Required task
Scan the material and copy every line in which "code" appears.

Records for the task
•••••
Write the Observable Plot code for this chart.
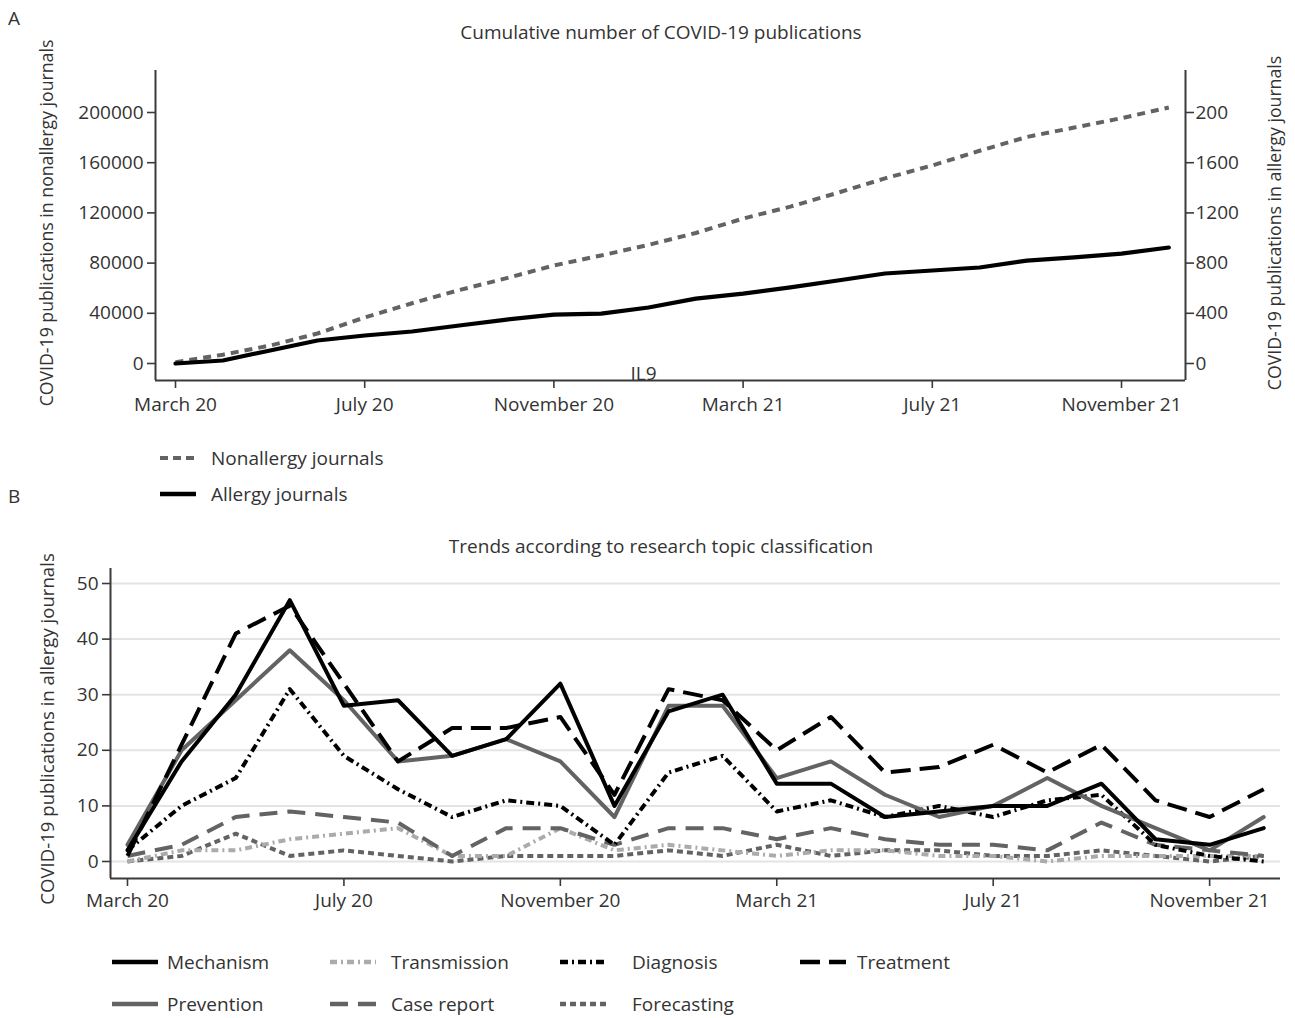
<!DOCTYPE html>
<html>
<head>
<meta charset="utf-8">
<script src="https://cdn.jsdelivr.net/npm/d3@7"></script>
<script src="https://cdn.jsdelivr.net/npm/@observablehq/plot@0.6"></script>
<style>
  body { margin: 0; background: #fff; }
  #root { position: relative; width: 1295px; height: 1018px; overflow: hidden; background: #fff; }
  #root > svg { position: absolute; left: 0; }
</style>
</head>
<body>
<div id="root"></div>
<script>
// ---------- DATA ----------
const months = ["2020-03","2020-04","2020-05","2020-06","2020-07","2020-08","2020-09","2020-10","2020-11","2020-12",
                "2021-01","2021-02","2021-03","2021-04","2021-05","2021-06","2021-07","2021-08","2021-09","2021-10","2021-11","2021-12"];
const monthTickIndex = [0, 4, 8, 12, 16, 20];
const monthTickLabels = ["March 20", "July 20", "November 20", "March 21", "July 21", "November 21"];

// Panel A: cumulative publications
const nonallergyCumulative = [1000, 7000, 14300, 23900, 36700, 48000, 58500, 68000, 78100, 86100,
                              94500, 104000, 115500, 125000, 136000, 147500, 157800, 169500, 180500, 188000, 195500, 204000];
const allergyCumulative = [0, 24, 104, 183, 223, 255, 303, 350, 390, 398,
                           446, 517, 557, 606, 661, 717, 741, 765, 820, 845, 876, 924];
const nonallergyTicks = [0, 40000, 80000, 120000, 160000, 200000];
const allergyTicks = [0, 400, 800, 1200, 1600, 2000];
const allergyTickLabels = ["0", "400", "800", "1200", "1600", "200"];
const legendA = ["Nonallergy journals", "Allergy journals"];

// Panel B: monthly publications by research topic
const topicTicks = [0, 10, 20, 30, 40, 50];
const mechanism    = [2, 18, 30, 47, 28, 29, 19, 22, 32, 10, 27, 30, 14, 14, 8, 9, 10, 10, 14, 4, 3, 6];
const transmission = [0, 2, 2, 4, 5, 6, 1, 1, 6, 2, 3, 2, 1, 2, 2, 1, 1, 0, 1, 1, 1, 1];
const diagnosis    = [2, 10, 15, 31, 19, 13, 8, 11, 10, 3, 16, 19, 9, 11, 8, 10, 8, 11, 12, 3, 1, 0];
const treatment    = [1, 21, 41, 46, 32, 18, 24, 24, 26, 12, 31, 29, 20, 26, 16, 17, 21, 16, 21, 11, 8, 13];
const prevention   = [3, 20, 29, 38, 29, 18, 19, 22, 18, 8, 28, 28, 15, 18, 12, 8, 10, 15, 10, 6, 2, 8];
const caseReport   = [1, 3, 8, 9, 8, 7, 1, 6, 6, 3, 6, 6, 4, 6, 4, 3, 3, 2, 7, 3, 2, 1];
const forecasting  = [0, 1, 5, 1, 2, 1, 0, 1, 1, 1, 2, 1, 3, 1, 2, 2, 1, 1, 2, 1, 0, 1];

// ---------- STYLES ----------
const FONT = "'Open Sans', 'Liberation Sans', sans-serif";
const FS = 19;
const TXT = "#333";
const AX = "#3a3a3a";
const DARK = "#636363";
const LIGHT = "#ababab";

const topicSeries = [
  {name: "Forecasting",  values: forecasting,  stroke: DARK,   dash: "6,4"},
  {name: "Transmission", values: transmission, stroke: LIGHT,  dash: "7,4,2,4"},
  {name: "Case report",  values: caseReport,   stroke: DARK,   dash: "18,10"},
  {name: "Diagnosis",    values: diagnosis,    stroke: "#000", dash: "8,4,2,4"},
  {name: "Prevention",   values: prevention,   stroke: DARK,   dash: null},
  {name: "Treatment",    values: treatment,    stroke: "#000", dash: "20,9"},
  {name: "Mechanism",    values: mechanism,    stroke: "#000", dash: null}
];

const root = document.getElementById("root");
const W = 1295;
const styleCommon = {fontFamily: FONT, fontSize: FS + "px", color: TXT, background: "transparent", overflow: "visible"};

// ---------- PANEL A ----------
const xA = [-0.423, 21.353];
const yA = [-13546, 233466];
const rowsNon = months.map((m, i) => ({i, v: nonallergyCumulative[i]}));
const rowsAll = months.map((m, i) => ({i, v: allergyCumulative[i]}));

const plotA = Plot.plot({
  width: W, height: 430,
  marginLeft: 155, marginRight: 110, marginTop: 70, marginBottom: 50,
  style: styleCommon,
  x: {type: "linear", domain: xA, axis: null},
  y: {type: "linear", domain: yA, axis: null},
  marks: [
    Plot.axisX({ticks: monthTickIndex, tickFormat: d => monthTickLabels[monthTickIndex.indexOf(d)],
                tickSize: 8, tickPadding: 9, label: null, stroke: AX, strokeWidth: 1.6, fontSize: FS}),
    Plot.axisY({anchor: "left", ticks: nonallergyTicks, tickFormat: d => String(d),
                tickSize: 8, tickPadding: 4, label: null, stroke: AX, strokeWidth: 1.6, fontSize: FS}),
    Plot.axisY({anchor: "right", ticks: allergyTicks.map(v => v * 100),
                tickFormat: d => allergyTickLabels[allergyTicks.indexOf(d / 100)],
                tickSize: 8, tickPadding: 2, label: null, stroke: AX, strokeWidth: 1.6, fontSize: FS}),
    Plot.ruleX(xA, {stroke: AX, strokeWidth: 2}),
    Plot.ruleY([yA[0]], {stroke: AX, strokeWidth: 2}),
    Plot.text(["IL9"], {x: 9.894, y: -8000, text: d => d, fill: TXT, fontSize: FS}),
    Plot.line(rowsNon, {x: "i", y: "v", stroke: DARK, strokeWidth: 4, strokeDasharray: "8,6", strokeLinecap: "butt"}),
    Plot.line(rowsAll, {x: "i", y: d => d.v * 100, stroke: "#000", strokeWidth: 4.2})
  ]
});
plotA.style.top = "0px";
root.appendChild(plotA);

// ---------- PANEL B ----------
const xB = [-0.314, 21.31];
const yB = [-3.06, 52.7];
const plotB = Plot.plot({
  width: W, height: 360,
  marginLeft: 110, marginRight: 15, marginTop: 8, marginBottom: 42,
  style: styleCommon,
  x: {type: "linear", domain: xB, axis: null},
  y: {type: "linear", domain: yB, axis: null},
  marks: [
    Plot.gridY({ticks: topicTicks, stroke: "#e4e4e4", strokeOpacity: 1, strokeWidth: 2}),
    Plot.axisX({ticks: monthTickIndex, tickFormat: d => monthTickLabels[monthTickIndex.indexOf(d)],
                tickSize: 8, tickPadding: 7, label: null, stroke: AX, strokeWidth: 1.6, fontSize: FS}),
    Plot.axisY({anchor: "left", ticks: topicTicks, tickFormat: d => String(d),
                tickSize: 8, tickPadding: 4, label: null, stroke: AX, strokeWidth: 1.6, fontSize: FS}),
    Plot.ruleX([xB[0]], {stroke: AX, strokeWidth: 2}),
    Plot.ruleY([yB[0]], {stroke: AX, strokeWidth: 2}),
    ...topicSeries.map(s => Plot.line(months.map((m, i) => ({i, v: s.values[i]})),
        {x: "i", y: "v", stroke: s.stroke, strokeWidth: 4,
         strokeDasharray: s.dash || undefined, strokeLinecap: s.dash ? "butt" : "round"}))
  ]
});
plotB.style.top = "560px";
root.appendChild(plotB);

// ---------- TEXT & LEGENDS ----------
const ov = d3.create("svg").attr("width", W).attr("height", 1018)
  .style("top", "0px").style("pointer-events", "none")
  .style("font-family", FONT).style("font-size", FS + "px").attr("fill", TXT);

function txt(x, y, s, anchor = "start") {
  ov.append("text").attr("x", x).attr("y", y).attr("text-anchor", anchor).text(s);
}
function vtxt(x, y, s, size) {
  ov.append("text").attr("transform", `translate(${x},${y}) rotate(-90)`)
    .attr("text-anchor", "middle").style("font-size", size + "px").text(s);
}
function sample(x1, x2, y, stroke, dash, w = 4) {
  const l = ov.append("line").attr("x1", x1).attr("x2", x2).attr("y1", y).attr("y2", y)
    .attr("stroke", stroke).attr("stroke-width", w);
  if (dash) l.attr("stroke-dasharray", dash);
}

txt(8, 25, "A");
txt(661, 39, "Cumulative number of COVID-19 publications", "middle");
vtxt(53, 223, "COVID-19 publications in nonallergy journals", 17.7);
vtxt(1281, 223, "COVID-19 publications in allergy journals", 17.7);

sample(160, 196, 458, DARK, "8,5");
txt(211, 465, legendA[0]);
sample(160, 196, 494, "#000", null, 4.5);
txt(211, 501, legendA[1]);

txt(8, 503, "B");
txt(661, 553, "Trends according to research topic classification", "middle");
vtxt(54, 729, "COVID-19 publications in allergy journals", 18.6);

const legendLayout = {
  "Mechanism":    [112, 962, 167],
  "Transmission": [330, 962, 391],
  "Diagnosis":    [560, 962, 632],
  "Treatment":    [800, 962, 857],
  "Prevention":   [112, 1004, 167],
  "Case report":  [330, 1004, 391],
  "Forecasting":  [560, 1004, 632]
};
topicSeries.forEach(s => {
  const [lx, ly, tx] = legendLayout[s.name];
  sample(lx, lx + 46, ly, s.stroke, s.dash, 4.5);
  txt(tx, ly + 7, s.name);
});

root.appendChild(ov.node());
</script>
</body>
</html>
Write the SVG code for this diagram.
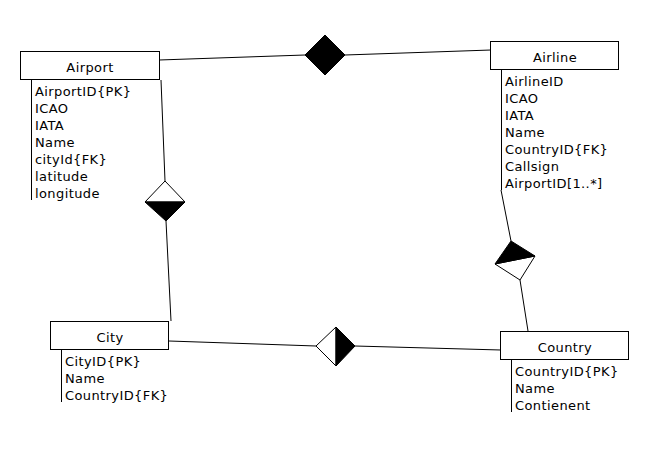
•••••
Completed task
Write the Observable Plot code for this chart.
Write the SVG code for this diagram.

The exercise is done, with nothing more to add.